→ SET PROBLEM
Show every line of the records below that contains the word "full".
== INFORMATION GIVEN ==
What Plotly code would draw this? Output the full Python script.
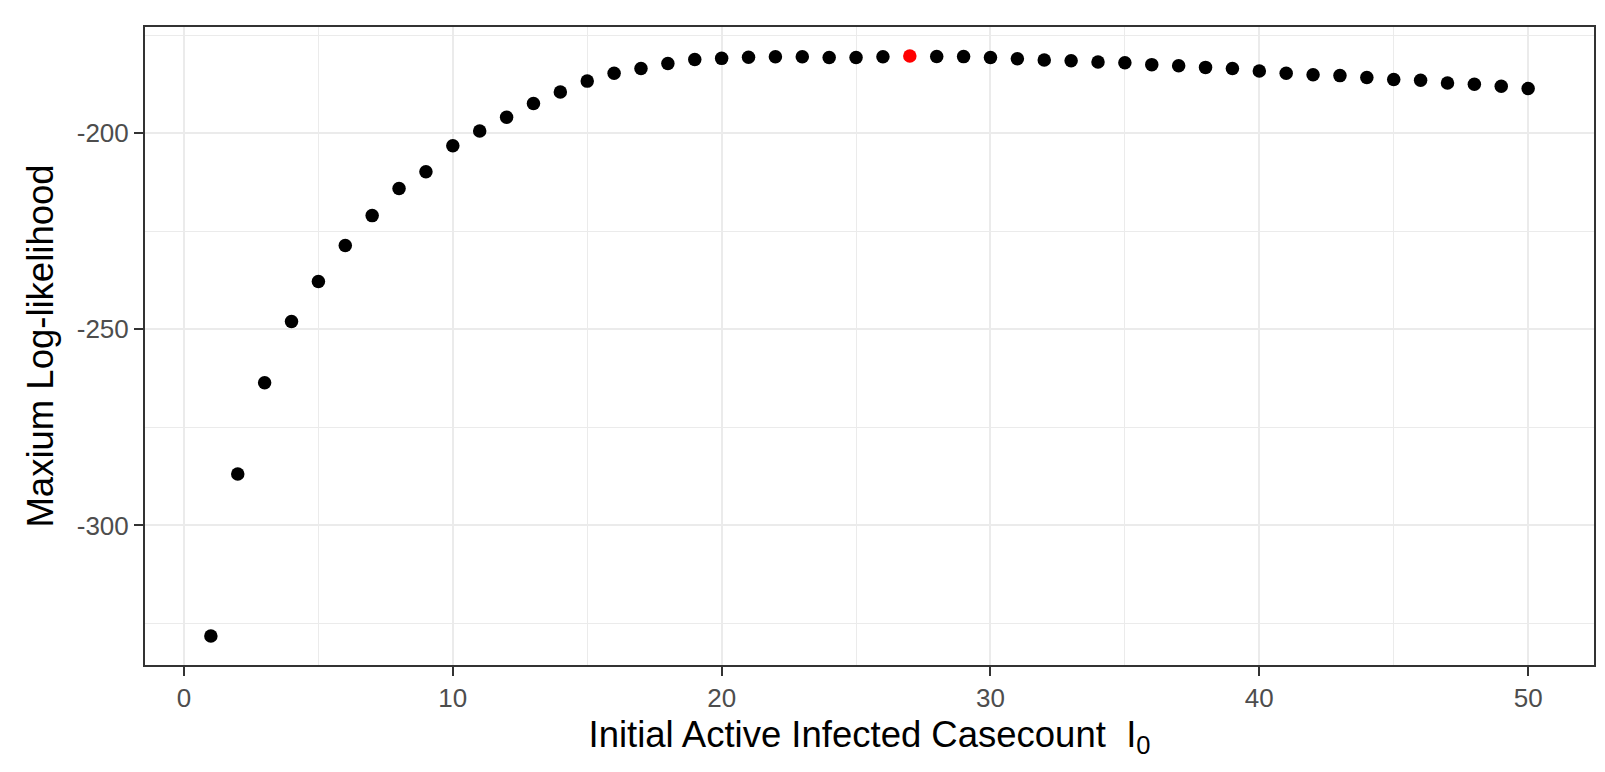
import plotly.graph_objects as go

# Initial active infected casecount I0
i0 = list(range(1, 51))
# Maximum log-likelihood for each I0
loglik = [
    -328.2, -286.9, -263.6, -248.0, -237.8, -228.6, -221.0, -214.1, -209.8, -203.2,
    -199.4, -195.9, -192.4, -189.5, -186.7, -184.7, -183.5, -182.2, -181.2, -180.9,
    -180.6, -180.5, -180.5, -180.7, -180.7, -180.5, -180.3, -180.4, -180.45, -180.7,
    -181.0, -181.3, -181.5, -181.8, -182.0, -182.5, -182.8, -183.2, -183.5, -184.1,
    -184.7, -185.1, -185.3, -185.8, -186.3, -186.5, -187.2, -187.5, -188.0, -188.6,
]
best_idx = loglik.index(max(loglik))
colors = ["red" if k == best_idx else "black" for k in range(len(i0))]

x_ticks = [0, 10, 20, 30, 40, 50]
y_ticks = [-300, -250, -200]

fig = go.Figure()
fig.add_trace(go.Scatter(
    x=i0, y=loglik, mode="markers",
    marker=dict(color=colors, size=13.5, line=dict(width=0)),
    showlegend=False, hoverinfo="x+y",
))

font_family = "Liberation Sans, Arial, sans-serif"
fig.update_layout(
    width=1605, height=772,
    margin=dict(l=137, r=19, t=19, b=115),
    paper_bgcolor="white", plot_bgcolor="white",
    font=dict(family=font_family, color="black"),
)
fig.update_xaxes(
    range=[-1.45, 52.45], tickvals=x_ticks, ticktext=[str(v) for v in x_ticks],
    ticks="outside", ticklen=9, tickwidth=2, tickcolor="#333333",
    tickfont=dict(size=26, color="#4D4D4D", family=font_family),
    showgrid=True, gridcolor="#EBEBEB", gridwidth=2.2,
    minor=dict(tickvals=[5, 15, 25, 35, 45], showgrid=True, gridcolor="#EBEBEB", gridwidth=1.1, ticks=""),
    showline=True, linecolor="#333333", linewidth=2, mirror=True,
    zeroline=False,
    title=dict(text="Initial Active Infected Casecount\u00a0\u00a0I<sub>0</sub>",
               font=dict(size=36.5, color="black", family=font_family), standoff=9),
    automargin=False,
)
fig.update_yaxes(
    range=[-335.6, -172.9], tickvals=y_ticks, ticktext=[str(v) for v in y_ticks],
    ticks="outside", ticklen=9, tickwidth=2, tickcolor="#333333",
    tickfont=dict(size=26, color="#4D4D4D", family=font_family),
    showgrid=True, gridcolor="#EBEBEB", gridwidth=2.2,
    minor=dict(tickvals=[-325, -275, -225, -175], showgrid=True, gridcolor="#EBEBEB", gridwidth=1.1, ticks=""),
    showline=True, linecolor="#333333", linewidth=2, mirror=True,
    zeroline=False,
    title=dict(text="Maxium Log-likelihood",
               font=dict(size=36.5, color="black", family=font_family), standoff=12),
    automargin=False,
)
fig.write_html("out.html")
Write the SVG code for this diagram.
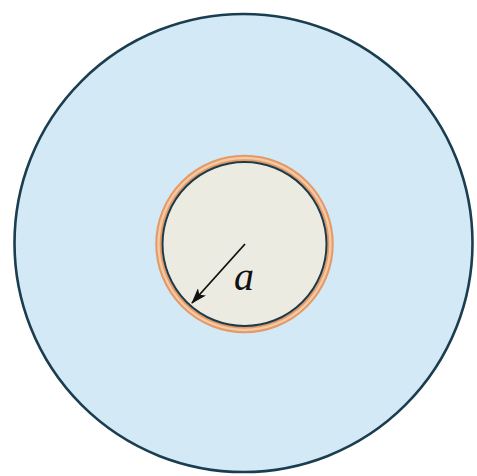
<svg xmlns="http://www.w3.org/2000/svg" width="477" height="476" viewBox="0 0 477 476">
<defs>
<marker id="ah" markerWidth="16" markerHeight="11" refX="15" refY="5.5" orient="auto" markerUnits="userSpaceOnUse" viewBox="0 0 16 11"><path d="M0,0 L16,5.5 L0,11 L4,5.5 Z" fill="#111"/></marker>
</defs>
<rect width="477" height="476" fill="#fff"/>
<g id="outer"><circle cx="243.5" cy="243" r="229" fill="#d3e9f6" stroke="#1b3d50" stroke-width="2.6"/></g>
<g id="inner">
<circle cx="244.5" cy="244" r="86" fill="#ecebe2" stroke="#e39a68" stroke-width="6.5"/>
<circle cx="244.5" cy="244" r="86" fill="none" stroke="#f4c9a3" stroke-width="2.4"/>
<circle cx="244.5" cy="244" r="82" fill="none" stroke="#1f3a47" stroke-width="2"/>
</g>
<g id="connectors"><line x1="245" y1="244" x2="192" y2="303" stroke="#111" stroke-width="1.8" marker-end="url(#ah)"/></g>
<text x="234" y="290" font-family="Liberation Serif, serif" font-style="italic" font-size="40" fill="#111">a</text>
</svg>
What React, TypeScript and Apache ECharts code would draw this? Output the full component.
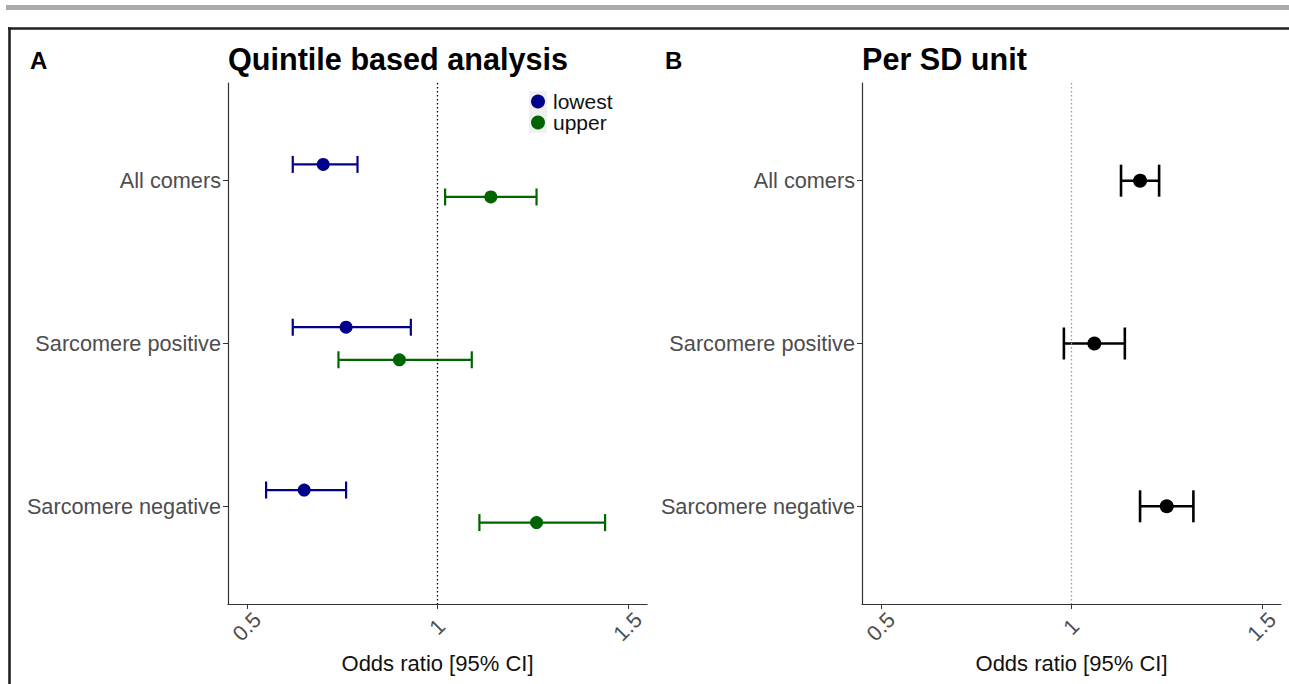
===
→ FINAL RESULT
What Plotly code would draw this? Output the full Python script.
What React, TypeScript and Apache ECharts code would draw this? Output the full component.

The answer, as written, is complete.